Bambola disarticolata, figura ibrida, arti isolati, illuminati da una luce fredda. Nelle immagini di Mari Katayama, il corpo diventa un campo di sperimentazione, un mezzo per immergersi nell’astrazione.
Nata con una malattia rara, l’artista ha dovuto scegliere di farsi amputare le gambe all’età di nove anni. Una decisione che influenza profondamente il suo processo creativo. Perché è attraverso l’arte e la fotografia, ma anche la scultura, la pittura, il video, che l’artista riesce a esprimersi.
Home again è un’immersione in un mondo a parte, tra messa in scena e intima confessione. Riunendo istantanee scattate dal 2009 e la sua ultima serie In the Water, realizzata dopo la nascita di sua figlia.
La mostra mette in dialogo la singolarità del suo corpo con il paesaggio. Sulle rive, tra conchiglie e rifiuti, l’artista diventa una creatura ibrida, composta da vari accessori, appartenenti sia al nostro mondo che all’oceano. E, al centro di questa poetica messa in scena, Mari Katayama interroga in contrappunto il nostro rapporto con il paesaggio, la nostra visione del naturale, dell’artificiale, del bello e del diverso.
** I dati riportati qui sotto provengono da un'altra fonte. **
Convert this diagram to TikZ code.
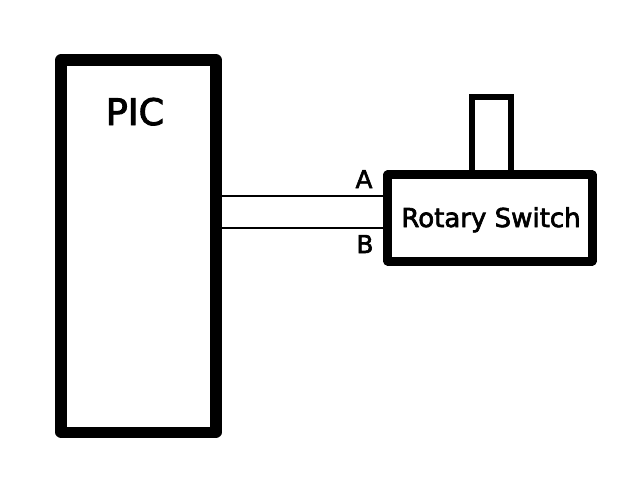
\documentclass[tikz,border=0pt]{standalone}
\usepackage{fontspec}
\setmainfont{DejaVu Sans}
\newfontfamily\labelfont{DejaVu Sans}[FakeBold=2.5]
\usepackage{tikz}
\usetikzlibrary{calc,positioning}
\tikzset{
	chipbox/.style={draw, line width=7.9pt, line join=round, minimum width=3.875cm, minimum height=9.3cm, inner sep=0},
	switchbox/.style={draw, line width=6.4pt, line join=round, minimum width=5.1cm, minimum height=2.15cm, inner sep=0},
	shaftbox/.style={draw, line width=3.6pt, minimum width=0.975cm, minimum height=1.95cm, inner sep=0},
	pinlabel/.style={inner sep=0, font=\labelfont\fontsize{17.5}{20}\selectfont, anchor=base},
	wire/.style={line width=1.5pt}
}

\begin{document}
\begin{tikzpicture}[x=0.025cm, y=-0.025cm]
			%%%%% START %%%%%
			
			\useasboundingbox (0, 0) rectangle (620, 496);
			
			\node[shaftbox] (shaft) at (491.5, 136) {};
			\node[chipbox] (pic) at (138.5, 246) {};
			\node[switchbox, fill=white] (sw) at (490, 218) {};
			
			\node[inner sep=0, anchor=base, font=\labelfont\fontsize{26}{30}\selectfont] (piclabel) at (135, 125) {PIC};
			\node[inner sep=0, anchor=base, font=\labelfont\fontsize{18.5}{22}\selectfont] (swlabel) at (491, 227) {Rotary Switch};
			
			\coordinate (a) at ([yshift=0.55cm]sw.west);
			\coordinate (b) at ([yshift=-0.25cm]sw.west);
			\draw[wire] (a) -- (a -| pic.east);
			\draw[wire] (b) -- (b -| pic.east);
			
			\node[pinlabel] (alabel) at (364, 188) {A};
			\node[pinlabel] (blabel) at (365, 253) {B};
			
			%%%%% END %%%%%
		\end{tikzpicture}
\end{document}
Fotografa e protagonista, performer e metteur en scène, sarta e decoratrice, Mari Katayama inventa mille racconti giustapposti. L’artista dispiega intorno al suo corpo un mondo unico dove la disabilità diventa supporto per un’immaginazione infinita e disinibita. Bambola sensuale, novella Verere che sorge dalle acque, attraverso le gigantografie di In the Water mostra i suoi arti amputati rivestiti di polvere dorata.
Mari Katayama permette al visitatore di vedere nella sua diversità non una mancanza ma un segno positivo di distinzione, un’indeterminatezza che permette di immaginare una moltitudine di identità e storie.